The tale of how I got to boot camp which took place in July and August in San Diego’s Camp Pendleton started in the previous fall. I was just starting my junior year at Lewis and Clark College in Portland, Ore., when one morning my Mom frantically called me up telling me I had just been drafted. I had a week to deal with my1-A status.
There were a couple of immediate options. I could go to Canada, which I decided not to do when I found out there were openings in the U.S. Naval Reserve, which I thought at the time might keep me out of ground combat in Vietnam.
The military was so desperate for soldiers in 1966, they were actually drafting blind people, one of whom said when he was picked, “I always wanted be a bombardier.” My biggest problem was the Reserve wouldn’t bring me on board in either Portland or San Francisco, because they said I wouldn’t be able to receive training every month.
I finally landed at Treasure Island, when I declared with not quite a wink in my eye that I wasn’t going away to school my senior year.

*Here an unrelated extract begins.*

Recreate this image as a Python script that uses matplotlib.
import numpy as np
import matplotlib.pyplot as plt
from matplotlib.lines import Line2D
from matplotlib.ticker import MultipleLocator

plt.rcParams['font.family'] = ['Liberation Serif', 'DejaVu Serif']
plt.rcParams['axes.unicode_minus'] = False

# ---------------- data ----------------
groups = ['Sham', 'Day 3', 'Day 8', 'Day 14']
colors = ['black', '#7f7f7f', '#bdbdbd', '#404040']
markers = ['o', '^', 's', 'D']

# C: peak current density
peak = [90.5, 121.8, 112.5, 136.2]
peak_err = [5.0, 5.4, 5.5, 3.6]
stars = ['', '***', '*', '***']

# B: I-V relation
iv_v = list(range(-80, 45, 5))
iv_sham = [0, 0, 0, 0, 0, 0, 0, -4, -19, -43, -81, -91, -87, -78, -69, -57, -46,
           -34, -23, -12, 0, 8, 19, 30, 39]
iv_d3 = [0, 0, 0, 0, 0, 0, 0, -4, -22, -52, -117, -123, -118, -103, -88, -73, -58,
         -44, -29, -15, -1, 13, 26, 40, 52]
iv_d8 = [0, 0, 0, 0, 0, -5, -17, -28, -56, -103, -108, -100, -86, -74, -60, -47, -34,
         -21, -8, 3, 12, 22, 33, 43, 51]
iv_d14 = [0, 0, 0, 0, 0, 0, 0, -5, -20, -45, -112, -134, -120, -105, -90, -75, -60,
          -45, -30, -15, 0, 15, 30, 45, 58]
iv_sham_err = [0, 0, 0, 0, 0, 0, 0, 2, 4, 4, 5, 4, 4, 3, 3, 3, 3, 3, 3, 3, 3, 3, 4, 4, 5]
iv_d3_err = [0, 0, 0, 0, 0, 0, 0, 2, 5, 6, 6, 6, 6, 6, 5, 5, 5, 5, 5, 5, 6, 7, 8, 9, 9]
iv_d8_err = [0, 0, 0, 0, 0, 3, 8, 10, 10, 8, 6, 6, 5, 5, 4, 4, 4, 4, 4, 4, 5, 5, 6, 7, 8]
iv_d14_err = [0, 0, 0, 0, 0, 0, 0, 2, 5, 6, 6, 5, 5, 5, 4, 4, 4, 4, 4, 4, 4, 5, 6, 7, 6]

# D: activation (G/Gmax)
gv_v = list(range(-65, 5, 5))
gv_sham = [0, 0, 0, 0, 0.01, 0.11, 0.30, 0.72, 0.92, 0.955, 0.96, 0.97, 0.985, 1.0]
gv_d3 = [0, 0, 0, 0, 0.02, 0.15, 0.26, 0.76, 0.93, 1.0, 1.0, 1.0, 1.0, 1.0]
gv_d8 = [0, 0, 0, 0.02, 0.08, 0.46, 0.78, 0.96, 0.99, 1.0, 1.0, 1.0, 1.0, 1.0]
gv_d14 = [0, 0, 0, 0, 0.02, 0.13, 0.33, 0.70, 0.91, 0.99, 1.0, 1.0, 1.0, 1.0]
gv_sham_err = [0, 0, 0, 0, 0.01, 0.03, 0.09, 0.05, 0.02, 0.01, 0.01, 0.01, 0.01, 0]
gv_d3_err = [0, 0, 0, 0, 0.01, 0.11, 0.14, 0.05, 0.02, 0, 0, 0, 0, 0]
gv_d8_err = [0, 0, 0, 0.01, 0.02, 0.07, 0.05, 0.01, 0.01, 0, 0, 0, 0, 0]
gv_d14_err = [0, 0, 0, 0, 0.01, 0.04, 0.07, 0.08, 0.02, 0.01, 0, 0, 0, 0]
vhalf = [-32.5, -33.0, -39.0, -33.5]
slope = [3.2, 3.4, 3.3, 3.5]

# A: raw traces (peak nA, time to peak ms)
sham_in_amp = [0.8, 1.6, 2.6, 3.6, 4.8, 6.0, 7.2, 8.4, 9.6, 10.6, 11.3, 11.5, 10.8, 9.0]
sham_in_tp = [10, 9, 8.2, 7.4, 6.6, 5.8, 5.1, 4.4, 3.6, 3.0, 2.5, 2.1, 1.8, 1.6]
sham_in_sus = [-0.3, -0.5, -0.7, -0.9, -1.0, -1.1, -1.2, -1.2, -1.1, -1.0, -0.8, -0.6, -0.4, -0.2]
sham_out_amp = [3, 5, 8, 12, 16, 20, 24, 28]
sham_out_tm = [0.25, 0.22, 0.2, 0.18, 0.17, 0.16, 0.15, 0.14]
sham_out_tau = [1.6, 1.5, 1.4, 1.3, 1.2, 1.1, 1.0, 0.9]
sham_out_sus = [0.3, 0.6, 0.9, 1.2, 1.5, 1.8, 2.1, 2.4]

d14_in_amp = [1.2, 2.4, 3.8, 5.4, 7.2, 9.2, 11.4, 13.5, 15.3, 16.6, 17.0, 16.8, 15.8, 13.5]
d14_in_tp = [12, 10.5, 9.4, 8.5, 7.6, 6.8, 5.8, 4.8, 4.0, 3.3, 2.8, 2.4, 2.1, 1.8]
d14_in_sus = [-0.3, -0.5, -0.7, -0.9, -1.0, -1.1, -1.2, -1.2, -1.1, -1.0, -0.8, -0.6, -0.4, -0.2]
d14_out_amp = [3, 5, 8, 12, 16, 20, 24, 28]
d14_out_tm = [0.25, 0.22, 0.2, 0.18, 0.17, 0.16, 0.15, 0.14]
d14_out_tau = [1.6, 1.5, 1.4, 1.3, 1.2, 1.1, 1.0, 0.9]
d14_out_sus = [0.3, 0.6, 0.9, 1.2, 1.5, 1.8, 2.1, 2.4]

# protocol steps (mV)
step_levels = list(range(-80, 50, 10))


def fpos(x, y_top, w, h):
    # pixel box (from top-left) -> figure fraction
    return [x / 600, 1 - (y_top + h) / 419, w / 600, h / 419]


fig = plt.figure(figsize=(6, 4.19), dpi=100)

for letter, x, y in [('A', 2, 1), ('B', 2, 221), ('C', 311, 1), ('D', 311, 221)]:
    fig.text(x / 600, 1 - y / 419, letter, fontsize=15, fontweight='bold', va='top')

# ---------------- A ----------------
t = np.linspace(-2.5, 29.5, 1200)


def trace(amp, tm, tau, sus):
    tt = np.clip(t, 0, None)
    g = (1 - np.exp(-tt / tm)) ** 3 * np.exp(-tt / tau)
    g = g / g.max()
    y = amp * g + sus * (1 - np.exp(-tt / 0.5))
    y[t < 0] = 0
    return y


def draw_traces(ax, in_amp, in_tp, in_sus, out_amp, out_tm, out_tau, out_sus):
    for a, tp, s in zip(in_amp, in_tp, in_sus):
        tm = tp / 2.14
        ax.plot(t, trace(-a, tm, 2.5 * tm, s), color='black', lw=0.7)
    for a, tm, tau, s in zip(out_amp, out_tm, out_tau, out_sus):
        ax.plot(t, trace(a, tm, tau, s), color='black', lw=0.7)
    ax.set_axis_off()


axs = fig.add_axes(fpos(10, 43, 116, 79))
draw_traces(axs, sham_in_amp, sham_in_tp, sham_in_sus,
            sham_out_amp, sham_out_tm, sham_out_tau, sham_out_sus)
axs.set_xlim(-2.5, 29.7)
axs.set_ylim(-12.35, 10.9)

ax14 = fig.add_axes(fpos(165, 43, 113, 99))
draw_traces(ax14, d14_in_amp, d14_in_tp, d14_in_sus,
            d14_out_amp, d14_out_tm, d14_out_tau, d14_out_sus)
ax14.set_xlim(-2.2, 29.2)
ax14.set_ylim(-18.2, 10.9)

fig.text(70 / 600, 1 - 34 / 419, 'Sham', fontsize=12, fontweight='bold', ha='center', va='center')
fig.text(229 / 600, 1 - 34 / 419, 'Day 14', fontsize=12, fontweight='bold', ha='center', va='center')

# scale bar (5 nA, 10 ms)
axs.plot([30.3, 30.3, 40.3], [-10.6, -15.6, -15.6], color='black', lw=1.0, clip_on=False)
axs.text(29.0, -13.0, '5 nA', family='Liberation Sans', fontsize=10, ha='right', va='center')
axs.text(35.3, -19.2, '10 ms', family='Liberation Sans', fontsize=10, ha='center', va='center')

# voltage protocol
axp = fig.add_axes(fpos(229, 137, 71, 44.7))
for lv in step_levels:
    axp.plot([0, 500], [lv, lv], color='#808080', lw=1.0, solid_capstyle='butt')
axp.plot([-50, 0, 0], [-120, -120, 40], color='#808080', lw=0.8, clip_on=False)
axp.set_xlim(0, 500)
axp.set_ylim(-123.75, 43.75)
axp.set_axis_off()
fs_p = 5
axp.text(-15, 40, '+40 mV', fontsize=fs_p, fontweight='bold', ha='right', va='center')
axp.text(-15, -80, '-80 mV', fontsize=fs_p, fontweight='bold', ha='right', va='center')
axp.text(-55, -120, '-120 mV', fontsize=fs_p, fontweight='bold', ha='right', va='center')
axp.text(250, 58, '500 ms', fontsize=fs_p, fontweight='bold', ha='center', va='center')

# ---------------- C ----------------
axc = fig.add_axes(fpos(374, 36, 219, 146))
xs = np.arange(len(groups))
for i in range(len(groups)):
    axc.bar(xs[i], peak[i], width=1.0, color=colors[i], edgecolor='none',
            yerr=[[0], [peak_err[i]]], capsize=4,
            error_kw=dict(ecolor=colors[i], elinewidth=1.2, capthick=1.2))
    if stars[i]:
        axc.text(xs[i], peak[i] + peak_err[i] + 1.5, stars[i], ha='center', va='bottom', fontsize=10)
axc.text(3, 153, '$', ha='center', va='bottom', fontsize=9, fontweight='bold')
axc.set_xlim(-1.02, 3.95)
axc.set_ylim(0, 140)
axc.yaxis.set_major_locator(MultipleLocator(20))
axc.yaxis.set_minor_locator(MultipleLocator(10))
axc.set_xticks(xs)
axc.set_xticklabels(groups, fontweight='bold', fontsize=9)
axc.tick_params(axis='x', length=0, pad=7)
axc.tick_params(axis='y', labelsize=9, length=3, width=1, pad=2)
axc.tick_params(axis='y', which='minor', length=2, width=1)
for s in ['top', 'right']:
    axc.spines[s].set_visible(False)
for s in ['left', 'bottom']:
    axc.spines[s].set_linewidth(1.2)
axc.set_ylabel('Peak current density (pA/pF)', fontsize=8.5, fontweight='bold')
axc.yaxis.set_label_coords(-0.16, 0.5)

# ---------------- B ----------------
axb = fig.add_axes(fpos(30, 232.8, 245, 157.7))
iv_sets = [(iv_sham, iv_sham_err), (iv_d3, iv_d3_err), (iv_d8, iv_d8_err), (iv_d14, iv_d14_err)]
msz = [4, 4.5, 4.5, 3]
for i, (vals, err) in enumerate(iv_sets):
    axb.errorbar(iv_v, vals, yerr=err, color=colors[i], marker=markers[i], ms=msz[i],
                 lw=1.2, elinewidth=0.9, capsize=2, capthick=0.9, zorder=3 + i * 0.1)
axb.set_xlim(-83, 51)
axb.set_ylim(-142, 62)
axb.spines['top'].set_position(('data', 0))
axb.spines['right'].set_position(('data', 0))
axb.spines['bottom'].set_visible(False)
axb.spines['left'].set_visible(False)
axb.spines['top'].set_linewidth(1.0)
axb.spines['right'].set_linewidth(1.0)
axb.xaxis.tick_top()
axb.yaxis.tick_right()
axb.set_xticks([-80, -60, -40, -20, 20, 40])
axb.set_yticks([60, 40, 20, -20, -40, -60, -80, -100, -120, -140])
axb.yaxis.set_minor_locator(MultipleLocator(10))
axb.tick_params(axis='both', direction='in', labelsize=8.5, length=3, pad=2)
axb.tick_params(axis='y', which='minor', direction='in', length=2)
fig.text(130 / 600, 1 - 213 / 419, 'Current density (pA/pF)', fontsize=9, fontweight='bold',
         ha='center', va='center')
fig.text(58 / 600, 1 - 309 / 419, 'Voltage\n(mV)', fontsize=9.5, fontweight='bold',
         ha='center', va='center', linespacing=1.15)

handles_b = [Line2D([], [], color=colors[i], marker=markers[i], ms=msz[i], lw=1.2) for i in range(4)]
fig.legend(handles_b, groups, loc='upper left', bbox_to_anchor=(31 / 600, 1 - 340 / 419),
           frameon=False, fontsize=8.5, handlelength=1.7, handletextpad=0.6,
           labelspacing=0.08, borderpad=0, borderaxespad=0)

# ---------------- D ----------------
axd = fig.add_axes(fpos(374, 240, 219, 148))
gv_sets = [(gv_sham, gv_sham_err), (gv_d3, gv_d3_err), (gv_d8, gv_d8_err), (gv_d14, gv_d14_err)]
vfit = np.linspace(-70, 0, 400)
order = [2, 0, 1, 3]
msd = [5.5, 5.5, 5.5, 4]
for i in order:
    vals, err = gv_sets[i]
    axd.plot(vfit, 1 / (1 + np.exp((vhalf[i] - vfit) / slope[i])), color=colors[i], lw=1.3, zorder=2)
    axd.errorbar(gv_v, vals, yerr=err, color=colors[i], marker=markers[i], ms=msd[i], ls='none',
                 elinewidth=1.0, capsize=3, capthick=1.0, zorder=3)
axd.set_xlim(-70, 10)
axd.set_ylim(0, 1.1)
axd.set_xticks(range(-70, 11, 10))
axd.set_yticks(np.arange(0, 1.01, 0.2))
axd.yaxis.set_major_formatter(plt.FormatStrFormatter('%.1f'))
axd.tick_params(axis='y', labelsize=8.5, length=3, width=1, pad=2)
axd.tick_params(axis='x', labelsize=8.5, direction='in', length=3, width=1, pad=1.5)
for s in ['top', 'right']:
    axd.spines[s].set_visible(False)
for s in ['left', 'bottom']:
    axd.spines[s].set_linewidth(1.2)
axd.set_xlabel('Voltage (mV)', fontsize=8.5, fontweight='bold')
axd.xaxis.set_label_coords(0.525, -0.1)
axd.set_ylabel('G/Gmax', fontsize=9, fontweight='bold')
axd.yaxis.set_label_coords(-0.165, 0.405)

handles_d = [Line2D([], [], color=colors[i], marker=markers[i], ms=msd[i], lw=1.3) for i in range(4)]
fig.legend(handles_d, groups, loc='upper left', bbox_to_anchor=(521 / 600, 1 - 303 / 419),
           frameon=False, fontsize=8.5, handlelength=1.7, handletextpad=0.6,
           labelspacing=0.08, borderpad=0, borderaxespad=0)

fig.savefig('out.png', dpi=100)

The Reserve didn’t buy it, and I was forced to fly down to S.F. every month for training during my senior year.
This was after my official joining of the Navy, which was supposed to occur July 4, 1967, but my hair was too long, according to Navy personnel. It wasn’t really, they were just making a point. So on July 5, after swearing in for 6 years of service, four inactive and two active, I was ordered to boot camp and shore afloat school for most of the Summer of Love.

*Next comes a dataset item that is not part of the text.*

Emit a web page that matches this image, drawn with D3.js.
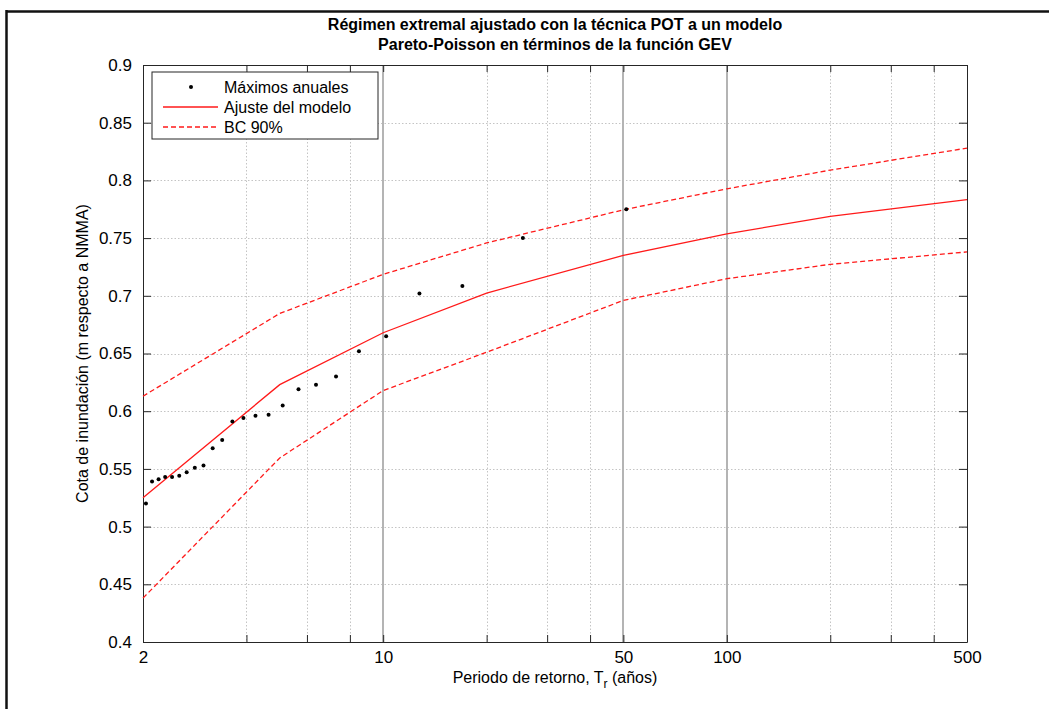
<!DOCTYPE html>
<html>
<head>
<meta charset="utf-8">
<script src="https://cdn.jsdelivr.net/npm/d3@7"></script>
<style>
    body { margin: 0; background: #fff; }
    #chart-area { width: 1049px; height: 709px; }
    text { font-family: "Liberation Sans", Arial, Helvetica, sans-serif; fill: #000; }
    .axis path, .axis line { stroke: #262626; }
    .grid-minor { stroke: #c4c4c4; stroke-dasharray: 1.5 2; stroke-width: 1; }
</style>
</head>
<body>
<div id="chart-area"></div>
<script>

// annual maxima (plotting positions)
let returnPeriods = [51, 25.5, 17, 12.75, 10.2, 8.5, 7.29, 6.375, 5.67, 5.1, 4.64, 4.25, 3.92, 3.64, 3.4, 3.19, 3.0, 2.83, 2.68, 2.55, 2.43, 2.32, 2.22, 2.125, 2.04];
let annualMaxima = [0.775, 0.750, 0.7085, 0.702, 0.665, 0.652, 0.630, 0.623, 0.619, 0.605, 0.597, 0.596, 0.594, 0.591, 0.575, 0.568, 0.553, 0.551, 0.547, 0.544, 0.543, 0.543, 0.541, 0.539, 0.520];

// fitted model + 90% confidence band
let fitPeriods = [2, 5, 10, 20, 50, 100, 200, 500];
let fitValues = [0.525, 0.623, 0.668, 0.7024, 0.735, 0.7536, 0.7689, 0.7834];
let upperBand = [0.613, 0.6847, 0.7186, 0.7458, 0.7745, 0.7927, 0.8089, 0.828];
let lowerBand = [0.438, 0.5595, 0.6179, 0.6511, 0.696, 0.7148, 0.7273, 0.738];

// ticks
let xTicks = [2, 4, 6, 8, 10, 20, 30, 40, 50, 100, 200, 300, 400, 500];
let xTickLabels = [2, 10, 50, 100, 500];
let xHighlight = [10, 50, 100];
let yTicks = [0.4, 0.45, 0.5, 0.55, 0.6, 0.65, 0.7, 0.75, 0.8, 0.85, 0.9];

let titleLines = ["Régimen extremal ajustado con la técnica POT a un modelo",
    "Pareto-Poisson en términos de la función GEV"];
let legendLabels = ["Máximos anuales", "Ajuste del modelo", "BC 90%"];


class ReturnPeriodVis {

    constructor(parentElement) {
        this.parentElement = parentElement;
        this.initVis();
    }

    initVis() {
        let vis = this;

        vis.margin = {top: 65, right: 82, bottom: 67, left: 143};
        vis.width = 1049 - vis.margin.left - vis.margin.right;
        vis.height = 709 - vis.margin.top - vis.margin.bottom;

        vis.root = d3.select("#" + vis.parentElement).append("svg")
            .attr("width", 1049)
            .attr("height", 709);

        // figure frame (top + left edge visible in the original)
        vis.root.append("line")
            .attr("x1", 6).attr("x2", 1049).attr("y1", 11.5).attr("y2", 11.5)
            .attr("stroke", "#111").attr("stroke-width", 2.5);
        vis.root.append("line")
            .attr("x1", 6.5).attr("x2", 6.5).attr("y1", 10).attr("y2", 709)
            .attr("stroke", "#111").attr("stroke-width", 2.5);

        vis.svg = vis.root.append("g")
            .attr("transform", `translate(${vis.margin.left}, ${vis.margin.top})`);

        vis.x = d3.scaleLog()
            .domain([2, 500])
            .range([0, vis.width]);

        vis.y = d3.scaleLinear()
            .domain([0.4, 0.9])
            .range([vis.height, 0]);

        this.updateVis();
    }

    updateVis() {
        let vis = this;

        // grid
        vis.svg.append("g").selectAll(".gx")
            .data(xTicks.filter(d => d > 2 && d < 500))
            .enter().append("line")
            .attr("class", "grid-minor")
            .attr("x1", d => Math.round(vis.x(d)) + 0.5)
            .attr("x2", d => Math.round(vis.x(d)) + 0.5)
            .attr("y1", 0).attr("y2", vis.height);

        vis.svg.append("g").selectAll(".gy")
            .data(yTicks.slice(1, -1))
            .enter().append("line")
            .attr("class", "grid-minor")
            .attr("y1", d => Math.round(vis.y(d)) + 0.5)
            .attr("y2", d => Math.round(vis.y(d)) + 0.5)
            .attr("x1", 0).attr("x2", vis.width);

        // solid reference lines at 10, 50 and 100 years
        vis.svg.append("g").selectAll(".ref")
            .data(xHighlight)
            .enter().append("line")
            .attr("x1", d => Math.round(vis.x(d)))
            .attr("x2", d => Math.round(vis.x(d)))
            .attr("y1", 0).attr("y2", vis.height)
            .attr("stroke", "#b4b4b4")
            .attr("stroke-width", 2);

        // axes (inward ticks, boxed)
        let fmtY = d3.format("~g");
        vis.xAxis = d3.axisBottom(vis.x)
            .tickValues(xTicks)
            .tickSizeInner(-7).tickSizeOuter(0)
            .tickPadding(9)
            .tickFormat(d => xTickLabels.includes(d) ? d : "");
        vis.yAxis = d3.axisLeft(vis.y)
            .tickValues(yTicks)
            .tickSizeInner(-8).tickSizeOuter(0)
            .tickPadding(11)
            .tickFormat(fmtY);

        vis.svg.append("g")
            .attr("class", "x-axis axis")
            .attr("transform", "translate(0," + vis.height + ")")
            .call(vis.xAxis);
        vis.svg.append("g")
            .attr("class", "y-axis axis")
            .call(vis.yAxis);
        vis.svg.append("g")
            .attr("class", "axis")
            .call(d3.axisTop(vis.x).tickValues(xTicks).tickSizeInner(-7).tickSizeOuter(0).tickFormat(""));
        vis.svg.append("g")
            .attr("class", "axis")
            .attr("transform", "translate(" + vis.width + ",0)")
            .call(d3.axisRight(vis.y).tickValues(yTicks).tickSizeInner(-8).tickSizeOuter(0).tickFormat(""));

        vis.svg.selectAll(".axis text")
            .style("font-size", "17px")
            .style("font-family", "'Liberation Sans', Arial, sans-serif")
            .attr("fill", "#000");

        // curves
        let line = d3.line()
            .x(d => vis.x(d[0]))
            .y(d => vis.y(d[1]));

        let curves = [
            {values: upperBand, dash: "5,3"},
            {values: lowerBand, dash: "5,3"},
            {values: fitValues, dash: null}
        ];

        vis.svg.selectAll(".curve")
            .data(curves)
            .enter().append("path")
            .attr("class", "curve")
            .attr("d", c => line(fitPeriods.map((t, i) => [t, c.values[i]])))
            .attr("fill", "none")
            .attr("stroke", "#ff1a1a")
            .attr("stroke-width", 1.3)
            .attr("stroke-dasharray", c => c.dash);

        // annual maxima
        vis.svg.selectAll(".dot")
            .data(returnPeriods.map((t, i) => ({t: t, v: annualMaxima[i]})))
            .enter().append("circle")
            .attr("class", "dot")
            .attr("cx", d => vis.x(d.t))
            .attr("cy", d => vis.y(d.v))
            .attr("r", 2)
            .attr("fill", "#000");

        // title
        vis.root.selectAll(".title")
            .data(titleLines)
            .enter().append("text")
            .attr("class", "title")
            .attr("x", vis.margin.left + vis.width / 2)
            .attr("y", (d, i) => 30 + i * 20)
            .attr("text-anchor", "middle")
            .style("font-size", "16px")
            .style("font-weight", "bold")
            .text(d => d);

        // axis labels
        let xl = vis.root.append("text")
            .attr("x", vis.margin.left + vis.width / 2)
            .attr("y", 683)
            .attr("text-anchor", "middle")
            .style("font-size", "16px");
        xl.append("tspan").text("Periodo de retorno, T");
        xl.append("tspan").attr("dy", 5).style("font-size", "12px").text("r");
        xl.append("tspan").attr("dy", -5).text(" (años)");

        vis.root.append("text")
            .attr("transform", `translate(88, ${vis.margin.top + vis.height / 2}) rotate(-90)`)
            .attr("text-anchor", "middle")
            .style("font-size", "16px")
            .text("Cota de inundación (m respecto a NMMA)");

        // legend
        let lg = vis.root.append("g")
            .attr("transform", "translate(152, 72)");
        lg.append("rect")
            .attr("width", 226).attr("height", 67)
            .attr("fill", "#fff")
            .attr("stroke", "#262626");

        let items = lg.selectAll(".lg-item")
            .data(legendLabels)
            .enter().append("g")
            .attr("class", "lg-item")
            .attr("transform", (d, i) => `translate(0, ${15 + i * 20})`);

        items.append("text")
            .attr("x", 72).attr("y", 6)
            .style("font-size", "16px")
            .text(d => d);

        items.filter((d, i) => i === 0).append("circle")
            .attr("cx", 39).attr("cy", 0).attr("r", 2).attr("fill", "#000");
        items.filter((d, i) => i > 0).append("line")
            .attr("x1", 11).attr("x2", 66).attr("y1", 0).attr("y2", 0)
            .attr("stroke", "#ff1a1a").attr("stroke-width", 1.3)
            .attr("stroke-dasharray", (d, i) => i === 1 ? "5,3" : null);
    }
}

new ReturnPeriodVis("chart-area");

</script>
</body>
</html>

For the first two weeks, boot camp in San Diego included a lot of bald-headed marching, strict conduct, and being yelled at a lot. I was constantly under barrage because I had a hard time keeping a smirk off my face.
One fellow seaman took it worse than I. While waiting in formation one day for lunch, he knocked a mean drill instructor off his bike after being berated for not buttoning his shirt correctly. Never saw either again. I will tell you one thing; we got in shape pretty quickly.

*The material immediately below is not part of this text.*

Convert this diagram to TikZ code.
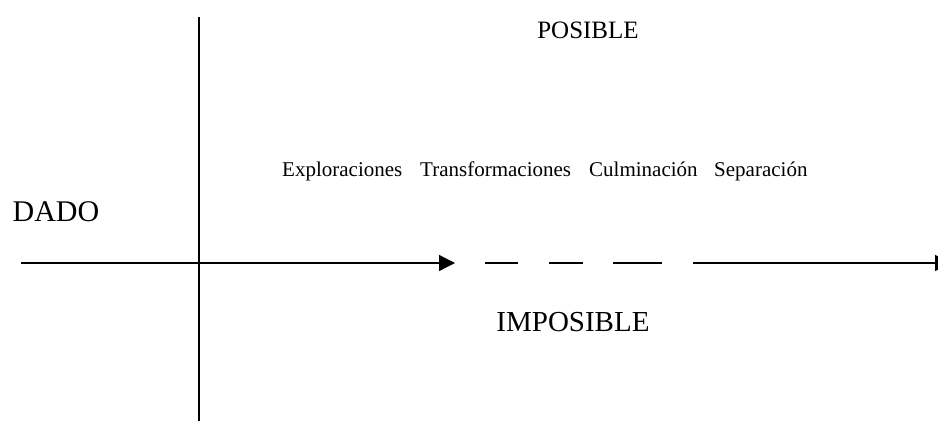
\documentclass[tikz,border=0pt]{standalone}
\usepackage{fontspec}
\setmainfont{Liberation Serif}
\usetikzlibrary{arrows.meta}
\begin{document}
\begin{tikzpicture}[x=1pt,y=-1pt,
  axis/.style={line width=1.3pt,black},
  tipped/.style={axis,-{Triangle[length=16pt,width=16pt]}},
  word/.style={anchor=base west,inner sep=0pt,font=\fontsize{21}{24}\selectfont},
  big/.style={anchor=base,inner sep=0pt}]
\useasboundingbox (0,0) rectangle (938,421);
% axes
\coordinate (vtop) at (199,17);
\coordinate (vbot) at (199,421);
\coordinate (hl) at (21,263);
\coordinate (ha) at (455,263);
\coordinate (d1a) at (485,263); \coordinate (d1b) at (518,263);
\coordinate (d2a) at (549,263); \coordinate (d2b) at (583,263);
\coordinate (d3a) at (613,263); \coordinate (d3b) at (662,263);
\coordinate (ra) at (693,263); \coordinate (rb) at (951,263);
\draw[axis] (vtop) -- (vbot);
\draw[tipped] (hl) -- (ha);
\draw[axis] (d1a) -- (d1b);
\draw[axis] (d2a) -- (d2b);
\draw[axis] (d3a) -- (d3b);
\draw[tipped] (ra) -- (rb);
% labels
\node[big,font=\fontsize{25}{28}\selectfont] (pos) at (588,38) {POSIBLE};
\node[big,font=\fontsize{29}{32}\selectfont] (imp) at (573,331) {IMPOSIBLE};
\node[big,font=\fontsize{30}{33}\selectfont] (dado) at (56,221) {DADO};
\node[word] (w1) at (282,176) {Exploraciones};
\node[word] (w2) at (420,176) {Transformaciones};
\node[word] (w3) at (589,176) {Culminación};
\node[word] (w4) at (714,176) {Separación};
\end{tikzpicture}
\end{document}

The next stop for us “Weekend Warriors,” as we were called (because boot camp for the regular Navy was far worse than ours), was the Camp Pendleton Marine Base for three days, an adventure I don’t recommend to anyone at any time, especially in July when it’s really hot.
There, some of us learned how to shoot at targets with an M-16, while others had no inkling of what an assault rifle could do. I think they were the same sailors who didn’t know how to swim.
Then we practiced damage control, where you were ordered into this concrete building, filled with oil, which was set on fire, duplicating what might happen on a ship. It was a miserable experience, or should I say that in plural, since we had to go through it way more than once?
After that, we all stood in a room that was filled with tear gas. Ironically, I’d had previous experiences with this stuff having been on college campuses protesting against the police. Nonetheless, it was still insufferable, as I kept saying to myself, “Is this any way to spend a summer?”
Getting away from Pendleton was a great relief, especially with Shore Afloat School in San Diego our next destination. You know what we all did there for the next two weeks? Tied knots. I never imagined that there were so many knots, all for a specific purpose. And if you failed in tying any knot, you wouldn’t get out of there until you could tie it correctly.
I, for some strange reason, managed to pass all of the requirements, and was expecting to complete my active duty as a yeoman on the destroyer, U.S.S Twining based at Treasure Island. But that was not to be.
Many of my mates in boot camp ended up on swift boats and other craft patrolling the Mekong Delta. Some didn’t survive. I did, but not as a seaman on a ship or boat. I was selected, because I majored in English, to teach our language to South Vietnamese Navy personnel, so they could take over our ships and boats. But I never planned on having my boots on the ground in Saigon for a year.
As for the Summer of 1967, boot camp was helpful. It made you realize and prepared you for what might be ahead.